19 JUNE 1941, Page 10

Young Mouths How often are young birds fed, and how

many times in the course of a day? Only the very patient observer, watching from dawn to dusk, could, I suppose, give an approximately reliable answer. But even a very casual observation, first of a tom-tit's nest in a hole in a stone wall by a Pitmaston Duchess pear, and secondly of a young cuckoo in a hedge-sparrow's in a hedge of lonicera nitida, gave a little idea of the miraculous energy of the process. The pace at which the young tits were fed seemed to vary between visits of thirty seconds and four minutes. Occasionally both parents arrived with food together. Both were extremely nervous, and it is probable that, left entirely alone, they returned more often than every two minutes, which seemed a fair average. This represented thirty visits an hour, or apparently, allowing a fifteen-hour day in midsummer, between four and five hundred meals a day.

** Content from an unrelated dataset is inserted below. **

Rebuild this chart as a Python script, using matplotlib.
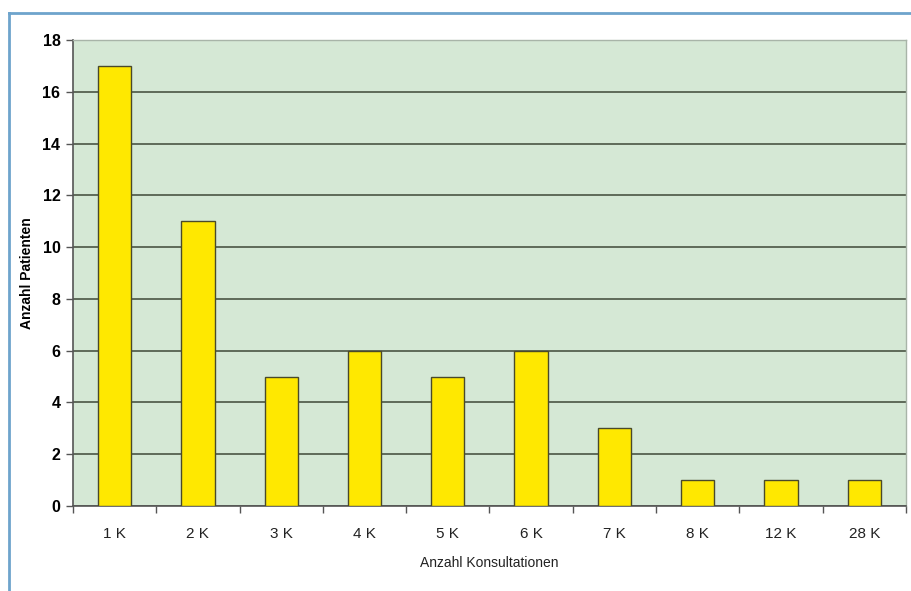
import numpy as np
import matplotlib.pyplot as plt
from matplotlib.lines import Line2D

categories = ['1 K', '2 K', '3 K', '4 K', '5 K', '6 K', '7 K', '8 K', '12 K', '28 K']
patients = [17, 11, 5, 6, 5, 6, 3, 1, 1, 1]

plt.rcParams['font.family'] = ['Liberation Sans', 'DejaVu Sans']

fig = plt.figure(figsize=(9.11, 5.91), dpi=100)
ax = fig.add_axes([0.0801, 0.1438, 0.9144, 0.7885])

x = np.arange(len(categories))
ax.set_facecolor('#d5e8d5')
ax.bar(x, patients, width=0.4, color='#ffe800', edgecolor='#4a4a2a',
       linewidth=1.0, zorder=3)

ax.set_xlim(-0.5, len(categories) - 0.5)
ax.set_ylim(0, 18)
ax.set_yticks(np.arange(0, 19, 2))
ax.set_yticklabels([str(v) for v in range(0, 19, 2)], fontsize=11.5, fontweight='bold')
ax.yaxis.grid(True, color='#55604f', linewidth=1.3, zorder=1)
ax.set_axisbelow(True)

# tick marks sit between the categories, labels under the bars
ax.set_xticks(np.arange(-0.5, len(categories), 1.0))
ax.set_xticklabels([])
ax.set_xticks(x, minor=True)
ax.set_xticklabels(categories, minor=True, fontsize=11, color='#222222')
ax.tick_params(axis='x', which='minor', length=0, pad=15)
ax.tick_params(axis='x', which='major', length=5, color='#555555', width=1)
ax.tick_params(axis='y', length=5, color='#555555', width=1, pad=4)

ax.set_xlabel('Anzahl Konsultationen', fontsize=10, color='#222222', labelpad=11)
ax.set_ylabel('Anzahl Patienten', fontsize=10, fontweight='bold', labelpad=6)

for side in ['left', 'bottom']:
    ax.spines[side].set_color('#555555')
    ax.spines[side].set_linewidth(1.2)
for side in ['top', 'right']:
    ax.spines[side].set_color('#a8b4a8')
    ax.spines[side].set_linewidth(1.0)

# blue frame on the top and left edge
fig.add_artist(Line2D([9 / 911, 1], [1 - 13 / 591, 1 - 13 / 591],
                      transform=fig.transFigure, color='#6ea4cc', linewidth=2))
fig.add_artist(Line2D([9 / 911, 9 / 911], [0, 1 - 13 / 591],
                      transform=fig.transFigure, color='#6ea4cc', linewidth=2))

fig.savefig('out.png', dpi=100)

The young cuckoo seemed, if anything, to be fed rather more frequently : often once a minute, rarely less often than two minutes. The average seemed to be about forty times an hour, or apparently between six and seven hundred meals a day. This is prodigious when it is remembered that, though there may have been as many as eight or more young tits to be fed, there was only one cuckoo. None of these figures is advanced as a proof of anything, incredible though it seems, and how many miles of flight each case represented it would be still more difficult to say. But it has been reliably estimated that a pair of long-tailed tits might travel, in a fortnight of nest-building alone,, something like 700 miles.